A Columbus-area school district is turning to operational excellence to help drive efficiencies and funnel more dollars into the classroom, armed with a pledge of partnership with Fisher College of Business and hopes of help from a competitive state funding program.

todd hoadley

T. Hoadley

Dublin City Schools recently applied for $555,000 through Ohio’s Straight A Fund, which encourages districts around the state to find collaborative and innovative ways to reduce costs and better serve students. Dublin’s plan, spearheaded by Superintendent Todd Hoadley, is a structured lean/Six Sigma implementation district-wide that looks to cut costs in utilities, transportation, and other areas.

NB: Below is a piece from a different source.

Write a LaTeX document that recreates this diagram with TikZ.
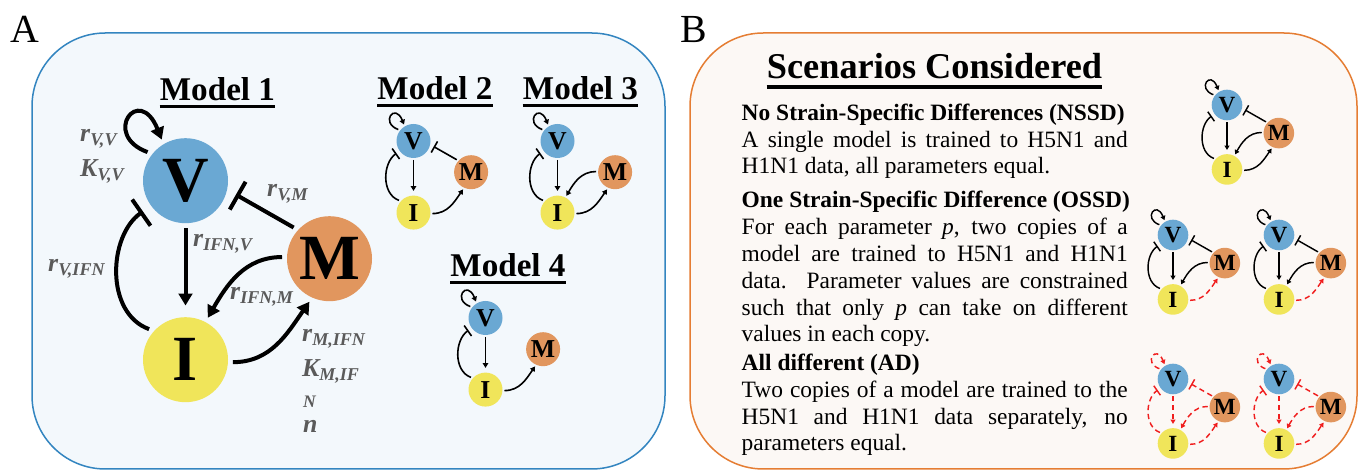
\documentclass[tikz,border=0pt]{standalone}
\usepackage{fontspec}
\setmainfont{Liberation Serif}
\usetikzlibrary{arrows.meta,calc}
\definecolor{azul}{HTML}{6AA8D3}
\definecolor{laranja}{HTML}{E1965E}
\definecolor{amarelo}{HTML}{F0E55A}
\definecolor{cinza}{HTML}{5A5A5A}
\definecolor{vermelho}{HTML}{F01E1E}
\definecolor{bordaA}{HTML}{3385C0}
\definecolor{fundoA}{HTML}{F3F8FC}
\definecolor{bordaB}{HTML}{E57D33}
\definecolor{fundoB}{HTML}{FCF8F5}
\newcommand{\rede}[3]{\def\escala{#3}
  \begin{scope}[shift={#2},scale=#3,transform shape]
    \node[no,fill=azul] (#1V) at (0,0) {V};
    \node[no,fill=amarelo] (#1I) at (0,-179) {I};
    \node[no,fill=laranja] (#1M) at (144,-78) {M};
  \end{scope}}
\newcommand{\laco}[2][]{\draw[ativa,#1] (#2V.143) to[out=160,in=112,out looseness=6.7,in looseness=8.2] (#2V.120);}
\newcommand{\ligvi}[2][]{\draw[ativa,shorten >=\escala*2mm,#1] (#2V) -- (#2I);}
\newcommand{\ligiv}[2][]{\draw[inibe,#1] (#2I.140) to[out=160,in=215] (#2V.216);}
\newcommand{\ligmv}[2][]{\draw[inibe,#1] (#2M.139) -- (#2V.-14);}
\newcommand{\ligmi}[2][]{\draw[ativa,#1] (#2M.178) to[out=180,in=60] (#2I.62);}
\newcommand{\ligim}[2][]{\draw[ativa,#1] (#2I.-3) to[out=0,in=235] (#2M.245);}
\newcommand{\linha}[1]{\makebox[115.8mm][s]{#1}}

\begin{document}
\begin{tikzpicture}[x=0.3mm,y=0.3mm,
    no/.style={circle,minimum size=25.5mm,inner sep=0pt,outer sep=1.5mm,font=\bfseries\fontsize{55}{55}\selectfont},
    liga/.style={line width=\escala*1.2mm},
    ativa/.style={liga,-{Triangle[length=0pt 3,width=0pt 3.4]}},
    inibe/.style={liga,-{Bar[width=0pt 8]},shorten >=\escala*1.5mm},
    tracejado/.style={vermelho,dash pattern=on 1.6mm off 1.1mm},
    titulo/.style={anchor=base,inner sep=0pt,font=\bfseries\fontsize{28.3}{30}\selectfont},
    sublinha/.style={line width=0.9mm},
    rotulo/.style={anchor=base west,inner sep=0pt,text=cinza,font=\bfseries\itshape\fontsize{22}{24}\selectfont},
    texto/.style={anchor=base west,align=left,inner sep=0pt,font=\fontsize{20}{23}\selectfont},
    letra/.style={anchor=base west,inner sep=0pt,font=\fontsize{34}{36}\selectfont}]
  \useasboundingbox (0,0) rectangle (1363,470);
  \draw[bordaA,fill=fundoA,line width=0.45mm,rounded corners=22mm] (32,1) rectangle (665,437);
  \draw[bordaB,fill=fundoB,line width=0.45mm,rounded corners=22mm] (690,1) rectangle (1357,437);
  \node[letra] (letraA) at (10,427) {A};
  \node[letra] (letraB) at (680,427) {B};

  % painel A
  \node[titulo] (t1) at (217.5,369) {Model 1};
  \node[titulo] (t2) at (435,370) {Model 2};
  \node[titulo] (t3) at (580.5,370) {Model 3};
  \node[titulo] (t4) at (508,193) {Model 4};
  \foreach \t in {t1,t2,t3,t4}
    \draw[sublinha] ([yshift=-1.8mm]\t.base west) -- ([yshift=-1.8mm]\t.base east);

  \rede{a}{(185.5,289.3)}{1}
  \laco{a} \ligvi{a} \ligiv{a} \ligmv{a} \ligmi{a} \ligim{a}
  \node[rotulo] (rvv) at (80,328) {r\textsubscript{V,V}};
  \node[rotulo] (kvv) at (80,293) {K\textsubscript{V,V}};
  \node[rotulo] (rifnv) at (193,223) {r\textsubscript{IFN,V}};
  \node[rotulo] (rvifn) at (48,198) {r\textsubscript{V,IFN}};
  \node[rotulo] (rvm) at (267,273) {r\textsubscript{V,M}};
  \node[rotulo] (rifnm) at (230,170) {r\textsubscript{IFN,M}};
  \node[rotulo] (rmifn) at (302,128) {r\textsubscript{M,IFN}};
  \node[rotulo] (kmif) at (302,93) {K\textsubscript{M,IF}};
  \node[rotulo,font=\bfseries\itshape\fontsize{15}{16}\selectfont] (kmifn) at (303,62) {N};
  \node[rotulo] (hill) at (303,37) {n};

  \rede{b}{(413.5,329)}{0.4}
  \laco{b} \ligvi{b} \ligiv{b} \ligmv{b} \ligim{b}
  \rede{c}{(557.5,329)}{0.4}
  \laco{c} \ligvi{c} \ligiv{c} \ligmi{c} \ligim{c}
  \rede{d}{(485.5,152)}{0.4}
  \laco{d} \ligvi{d} \ligiv{d} \ligim{d}

  % painel B
  \node[titulo,font=\bfseries\fontsize{31}{33}\selectfont] (cenarios) at (934.5,391) {Scenarios Considered};
  \draw[line width=1mm] ([yshift=-2.4mm]cenarios.base west) -- ([yshift=-2.4mm]cenarios.base east);
  \node[texto] (nssd) at (741.5,296) {\textbf{No Strain-Specific Differences (NSSD)}\\
    \linha{A single model is trained to H5N1 and}\\
    H1N1 data, all parameters equal.};
  \node[texto] (ossd) at (741.5,128) {\textbf{One Strain-Specific Difference (OSSD)}\\
    \linha{For each parameter \textit{p}, two copies of a}\\
    \linha{model are trained to H5N1 and H1N1}\\
    \linha{data. Parameter values are constrained}\\
    \linha{such that only \textit{p} can take on different}\\
    values in each copy.};
  \node[texto] (ad) at (741.5,19) {\textbf{All different (AD)}\\
    \linha{Two copies of a model are trained to the}\\
    \linha{H5N1 and H1N1 data separately, no}\\
    parameters equal.};

  \rede{e}{(1227,365)}{0.36}
  \laco{e} \ligvi{e} \ligiv{e} \ligmv{e} \ligmi{e} \ligim{e}
  \foreach \r/\p in {f/1173,g/1279}{
    \rede{\r}{(\p,235)}{0.36}
    \laco{\r} \ligvi{\r} \ligiv{\r} \ligmv{\r} \ligmi{\r} \ligim[tracejado]{\r}
  }
  \foreach \r/\p in {h/1173,k/1279}{
    \rede{\r}{(\p,91)}{0.36}
    \laco[tracejado]{\r} \ligvi[tracejado]{\r} \ligiv[tracejado]{\r}
    \ligmv[tracejado]{\r} \ligmi[tracejado]{\r} \ligim[tracejado]{\r}
  }
\end{tikzpicture}
\end{document}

That’s where Fisher comes in. Through the funding proposal, several district staffers would enter Fisher’s Master of Business Operational Excellence program, a one-year degree track designed to create Black Belt-level practitioners with lean leadership skills. Hoadley himself is a graduate of MBOE, whose alumni routinely execute highly successful process improvement projects at their companies and often see promotions.

MBOE, though, is only one part of the Dublin plan, which looks ultimately to train more than 200 district employees – roughly 10 percent of its work force – in operational excellence concepts. This all-in effort, which also has Center for Operational Excellence member Cardinal Health on deck as a partner in training and education, looks to save more than $2 million through new efficiencies in utilities, transportation and other costs, according to a recent Columbus Dispatch article. The initiative is designed not only to be self-sustaining in the future after the initial funding round, but allocate more funding toward students.

“If those operations are not lean, that’s pulling money out of the classroom and away from kids,” Hoadley told the Dispatch.

While grant funding decisions are yet to be announced, Dublin already is at work, collaborating with Fisher students to drive results.  A recent Dublin Villager article highlighted a study conducted by Fisher students since the beginning of the year and just unveiled to the school board. Fisher students in this project looked to speed up the rate at which maintenance problems around the district are fixed, a turnaround that sometimes exceeded a month, according to the article. Students’ recommendations incorporated milk run and 5S concepts, among others, to reduce the waste of maintenance workers looking for parts.

Dublin was one of 662 schools and other organization looking for a piece of the $150 million available through the latest funding round. The district’s proposal cleared an initial round of eliminations in late May and is headed to a more in-depth review process. Winners will be announced in late June.